As for build quality, it seems to be good enough to me but as I said I don't exactly stress any of my kit with over use!

Cheers.
 

Gingerbillc

Novice Member
I go the 30mm and its fine with no front focus but its not a patch on nikkor for AF. Even though people may say £250 is cheap, it's not, it's a lot of money. The lenses talked about in the article are a damned sight more money so I would never buy them with those kind of failure rates.
To me you cannot put a price on memories and it was with this in mind that I manually focused with the 50mm 1.8 instead of the sigma 30mm when my daughter was being made over, as the number of out of focus shots I was getting out of the Sigma was worse than my manually focused shots I'd taken.

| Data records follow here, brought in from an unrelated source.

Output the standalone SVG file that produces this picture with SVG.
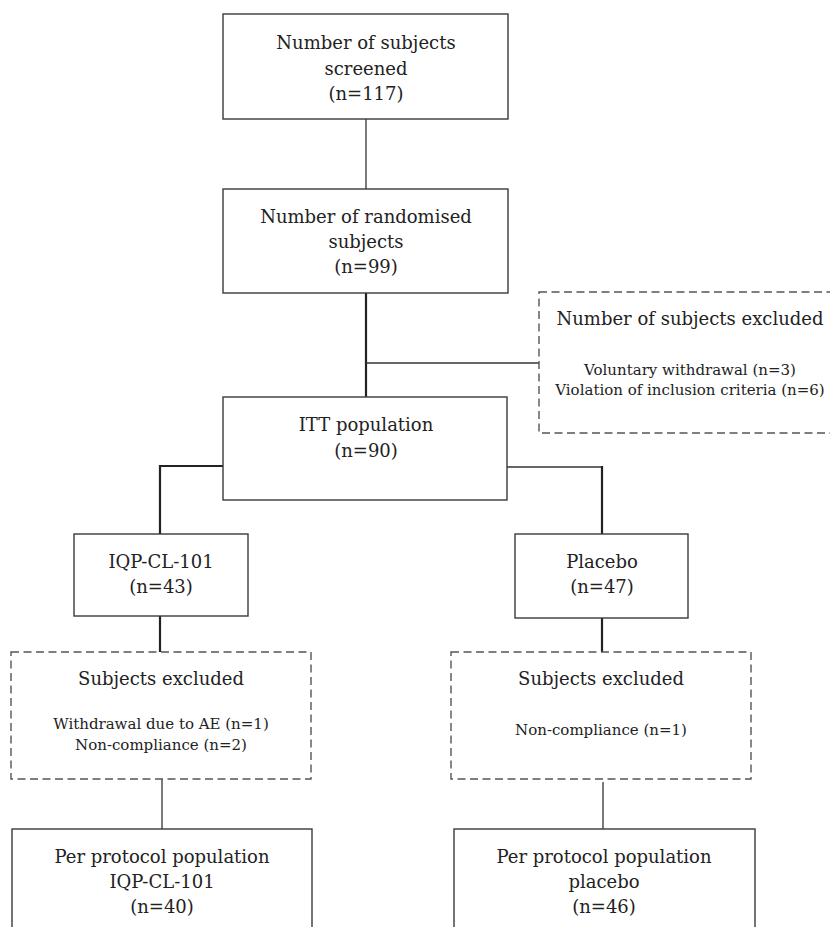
<svg xmlns="http://www.w3.org/2000/svg" width="830" height="927" viewBox="0 0 830 927">
<style>
  .box { fill: #ffffff; stroke: #3a3a3a; stroke-width: 1.4; }
  .dash { fill: #ffffff; stroke: #555555; stroke-width: 1.4; stroke-dasharray: 8 4.5; }
  .t { font-family: "DejaVu Serif", "Liberation Serif", serif; font-size: 18px; fill: #222222; text-anchor: middle; }
  .s { font-family: "DejaVu Serif", "Liberation Serif", serif; font-size: 15px; fill: #222222; text-anchor: middle; }
  .thin { fill: none; stroke: #333333; stroke-width: 1.3; }
  .thick { fill: none; stroke: #222222; stroke-width: 2.2; }
</style>
<rect width="830" height="927" fill="#ffffff"/>
<g id="connectors">
  <line class="thin" x1="366" y1="119" x2="366" y2="189"/>
  <line class="thick" x1="366" y1="293" x2="366" y2="397"/>
  <line class="thin" x1="366" y1="363" x2="539" y2="363"/>
  <polyline class="thick" points="223,466 160,466 160,534"/>
  <polyline class="thin" points="507,467 602,467"/>
  <line class="thick" x1="602" y1="466" x2="602" y2="534"/>
  <line class="thick" x1="160" y1="616" x2="160" y2="652"/>
  <line class="thick" x1="602" y1="618" x2="602" y2="652"/>
  <line class="thin" x1="162" y1="779" x2="162" y2="829"/>
  <line class="thin" x1="603" y1="782" x2="603" y2="829"/>
</g>
<g id="screened">
  <rect class="box" x="223" y="14" width="285" height="105"/>
  <text class="t" x="366" y="49">Number of subjects</text>
  <text class="t" x="366" y="75">screened</text>
  <text class="t" x="366" y="100">(n=117)</text>
</g>
<g id="randomised">
  <rect class="box" x="223" y="189" width="285" height="104"/>
  <text class="t" x="366" y="223">Number of randomised</text>
  <text class="t" x="366" y="248">subjects</text>
  <text class="t" x="366" y="273">(n=99)</text>
</g>
<g id="excluded-top">
  <rect class="dash" x="539" y="292" width="310" height="141"/>
  <text class="t" x="690" y="325">Number of subjects excluded</text>
  <text class="s" x="690" y="375">Voluntary withdrawal (n=3)</text>
  <text class="s" x="690" y="395">Violation of inclusion criteria (n=6)</text>
</g>
<g id="itt">
  <rect class="box" x="223" y="397" width="284" height="103"/>
  <text class="t" x="366" y="431">ITT population</text>
  <text class="t" x="366" y="457">(n=90)</text>
</g>
<g id="iqp">
  <rect class="box" x="74" y="534" width="174" height="82"/>
  <text class="t" x="161" y="568">IQP-CL-101</text>
  <text class="t" x="161" y="593">(n=43)</text>
</g>
<g id="placebo">
  <rect class="box" x="515" y="534" width="173" height="84"/>
  <text class="t" x="602" y="568">Placebo</text>
  <text class="t" x="602" y="593">(n=47)</text>
</g>
<g id="excluded-iqp">
  <rect class="dash" x="11" y="652" width="300" height="127"/>
  <text class="t" x="161" y="685">Subjects excluded</text>
  <text class="s" x="161" y="729">Withdrawal due to AE (n=1)</text>
  <text class="s" x="161" y="750">Non-compliance (n=2)</text>
</g>
<g id="excluded-placebo">
  <rect class="dash" x="451" y="652" width="300" height="127"/>
  <text class="t" x="601" y="685">Subjects excluded</text>
  <text class="s" x="601" y="735">Non-compliance (n=1)</text>
</g>
<g id="pp-iqp">
  <rect class="box" x="12" y="829" width="300" height="110"/>
  <text class="t" x="162" y="863">Per protocol population</text>
  <text class="t" x="162" y="888">IQP-CL-101</text>
  <text class="t" x="162" y="913">(n=40)</text>
</g>
<g id="pp-placebo">
  <rect class="box" x="454" y="829" width="301" height="110"/>
  <text class="t" x="604" y="863">Per protocol population</text>
  <text class="t" x="604" y="888">placebo</text>
  <text class="t" x="604" y="913">(n=46)</text>
</g>
</svg>
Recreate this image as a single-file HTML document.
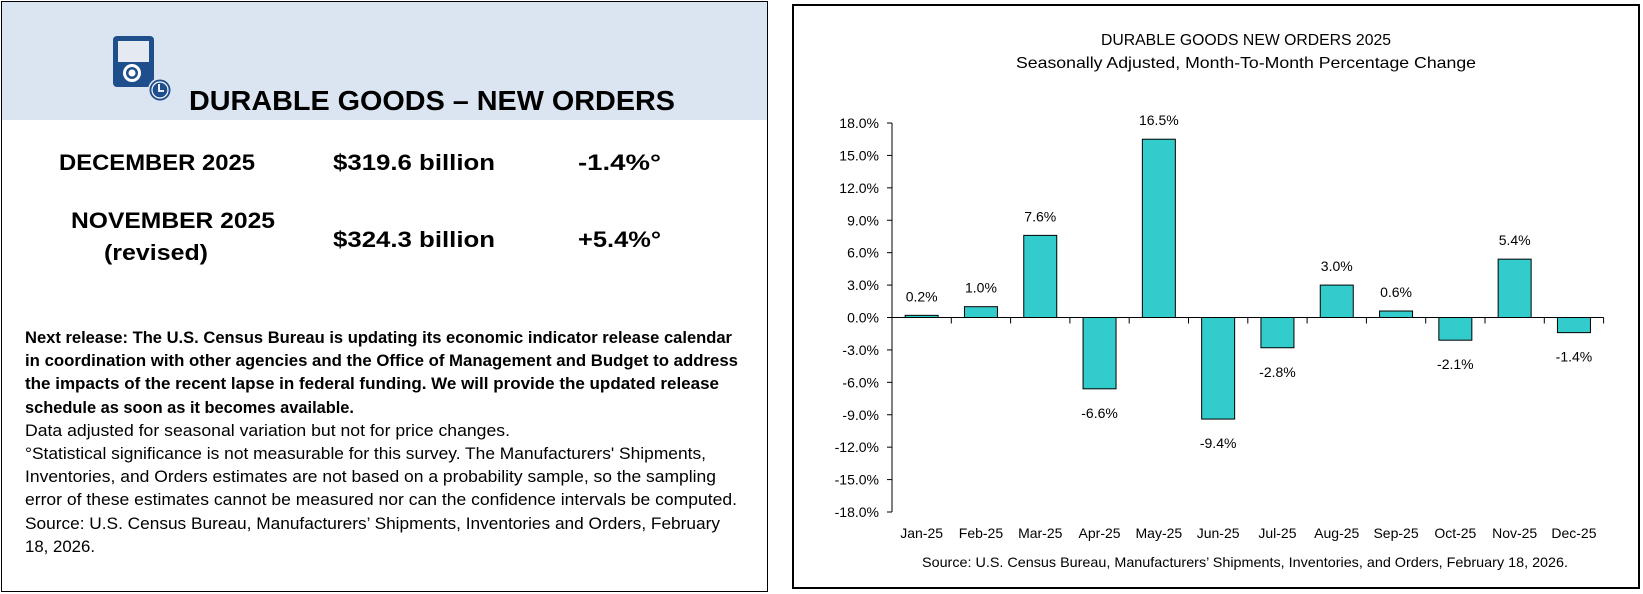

When I consider that my 105mm macro was £500, and at whatever distance the subject you point at is, it's always in focus, the only thing to give a bad picture with a 105 nikkor is hand shake, it's 10 times the lens of the 30mm Sigma. The Sigma is rubbish at distance. So think carefully before deciding something is value for money. Ow and putting the rear lens cap on the 30 is a mare in itself.

For me, I will only get another Sigma if it's a neiche product
 
J

Jonny1973

Guest
I have the Sigma 70-300 APO and the 17-70, both work perfectly.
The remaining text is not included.